• EXERCISE BRIEF
Make an exact copy of the data below, leaving out every picture.

◇ ◇ ◇ ◇

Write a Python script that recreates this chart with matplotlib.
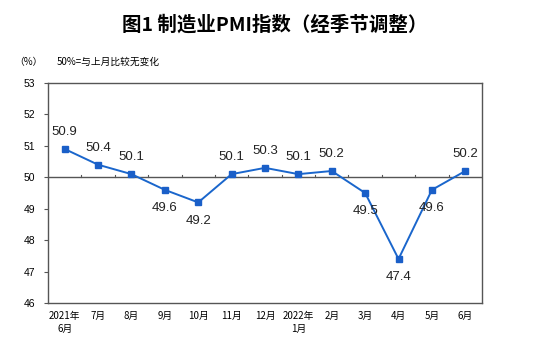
import numpy as np
import matplotlib.pyplot as plt

plt.rcParams['font.family'] = ['Liberation Sans', 'Noto Sans CJK SC']

# 数据：制造业PMI（经季节调整）
months = ['2021年\n6月', '7月', '8月', '9月', '10月', '11月', '12月',
          '2022年\n1月', '2月', '3月', '4月', '5月', '6月']
pmi = [50.9, 50.4, 50.1, 49.6, 49.2, 50.1, 50.3, 50.1, 50.2, 49.5, 47.4, 49.6, 50.2]
label_below = [False, False, False, True, True, False, False, False, False, True, True, True, False]
y_ticks = [46, 47, 48, 49, 50, 51, 52, 53]

fig = plt.figure(figsize=(5.5, 3.46), dpi=100)
ax = fig.add_axes([48 / 550, 1 - 303 / 346, 434 / 550, 220 / 346])

x = np.arange(len(pmi))
ax.plot(x, pmi, color='#1a66cc', linewidth=1.4, marker='s', markersize=4.2,
        markerfacecolor='#1a5fc8', markeredgecolor='#1a5fc8', zorder=3)

# 50 基准线和分类刻度
ax.axhline(50, color='#555555', linewidth=1.0, zorder=2)
for b in np.arange(0.5, len(pmi) - 0.5, 1.0):
    ax.plot([b, b], [50, 50.08], color='#555555', linewidth=0.8, zorder=2)

for xi, v, below in zip(x, pmi, label_below):
    if below:
        ax.annotate(f'{v}', (xi, v), xytext=(0, -9), textcoords='offset points',
                    ha='center', va='top', fontsize=9.5, color='#222222')
    else:
        ax.annotate(f'{v}', (xi, v), xytext=(0, 8), textcoords='offset points',
                    ha='center', va='bottom', fontsize=9.5, color='#222222')

ax.set_xlim(-0.5, len(pmi) - 0.5)
ax.set_ylim(46, 53)
ax.set_yticks(y_ticks)
ax.set_yticklabels([str(t) for t in y_ticks], fontsize=7.5)
ax.set_xticks(x)
ax.set_xticklabels(months, fontsize=7, family=['Noto Sans CJK SC'], linespacing=1.3)
ax.tick_params(axis='x', length=0, pad=6)
ax.tick_params(axis='y', length=3, width=0.8, color='#555555', pad=6)
for s in ax.spines.values():
    s.set_color('#555555')
    s.set_linewidth(1.0)

fig.text(0.5, 1 - 25 / 346, '图1 制造业PMI指数（经季节调整）', ha='center', va='center',
         fontsize=14, fontweight='bold', family=['Noto Sans CJK SC'])
fig.text(14 / 550, 1 - 65 / 346, '（%）', ha='left', va='baseline', fontsize=7,
         family=['Noto Sans CJK SC'])
fig.text(57 / 550, 1 - 65 / 346, '50%=与上月比较无变化', ha='left', va='baseline', fontsize=7,
         family=['Noto Sans CJK SC'])

fig.savefig('out.png', dpi=100)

◇ ◇ ◇ ◇

• SOLUTION TO THE EXERCISE
Write a Python script that recreates this chart with matplotlib.
import numpy as np
import matplotlib.pyplot as plt

plt.rcParams['font.family'] = ['Liberation Sans', 'Noto Sans CJK SC']

# 数据：制造业PMI（经季节调整）
months = ['2021年\n6月', '7月', '8月', '9月', '10月', '11月', '12月',
          '2022年\n1月', '2月', '3月', '4月', '5月', '6月']
pmi = [50.9, 50.4, 50.1, 49.6, 49.2, 50.1, 50.3, 50.1, 50.2, 49.5, 47.4, 49.6, 50.2]
label_below = [False, False, False, True, True, False, False, False, False, True, True, True, False]
y_ticks = [46, 47, 48, 49, 50, 51, 52, 53]

fig = plt.figure(figsize=(5.5, 3.46), dpi=100)
ax = fig.add_axes([48 / 550, 1 - 303 / 346, 434 / 550, 220 / 346])

x = np.arange(len(pmi))
ax.plot(x, pmi, color='#1a66cc', linewidth=1.4, marker='s', markersize=4.2,
        markerfacecolor='#1a5fc8', markeredgecolor='#1a5fc8', zorder=3)

# 50 基准线和分类刻度
ax.axhline(50, color='#555555', linewidth=1.0, zorder=2)
for b in np.arange(0.5, len(pmi) - 0.5, 1.0):
    ax.plot([b, b], [50, 50.08], color='#555555', linewidth=0.8, zorder=2)

for xi, v, below in zip(x, pmi, label_below):
    if below:
        ax.annotate(f'{v}', (xi, v), xytext=(0, -9), textcoords='offset points',
                    ha='center', va='top', fontsize=9.5, color='#222222')
    else:
        ax.annotate(f'{v}', (xi, v), xytext=(0, 8), textcoords='offset points',
                    ha='center', va='bottom', fontsize=9.5, color='#222222')

ax.set_xlim(-0.5, len(pmi) - 0.5)
ax.set_ylim(46, 53)
ax.set_yticks(y_ticks)
ax.set_yticklabels([str(t) for t in y_ticks], fontsize=7.5)
ax.set_xticks(x)
ax.set_xticklabels(months, fontsize=7, family=['Noto Sans CJK SC'], linespacing=1.3)
ax.tick_params(axis='x', length=0, pad=6)
ax.tick_params(axis='y', length=3, width=0.8, color='#555555', pad=6)
for s in ax.spines.values():
    s.set_color('#555555')
    s.set_linewidth(1.0)

fig.text(0.5, 1 - 25 / 346, '图1 制造业PMI指数（经季节调整）', ha='center', va='center',
         fontsize=14, fontweight='bold', family=['Noto Sans CJK SC'])
fig.text(14 / 550, 1 - 65 / 346, '（%）', ha='left', va='baseline', fontsize=7,
         family=['Noto Sans CJK SC'])
fig.text(57 / 550, 1 - 65 / 346, '50%=与上月比较无变化', ha='left', va='baseline', fontsize=7,
         family=['Noto Sans CJK SC'])

fig.savefig('out.png', dpi=100)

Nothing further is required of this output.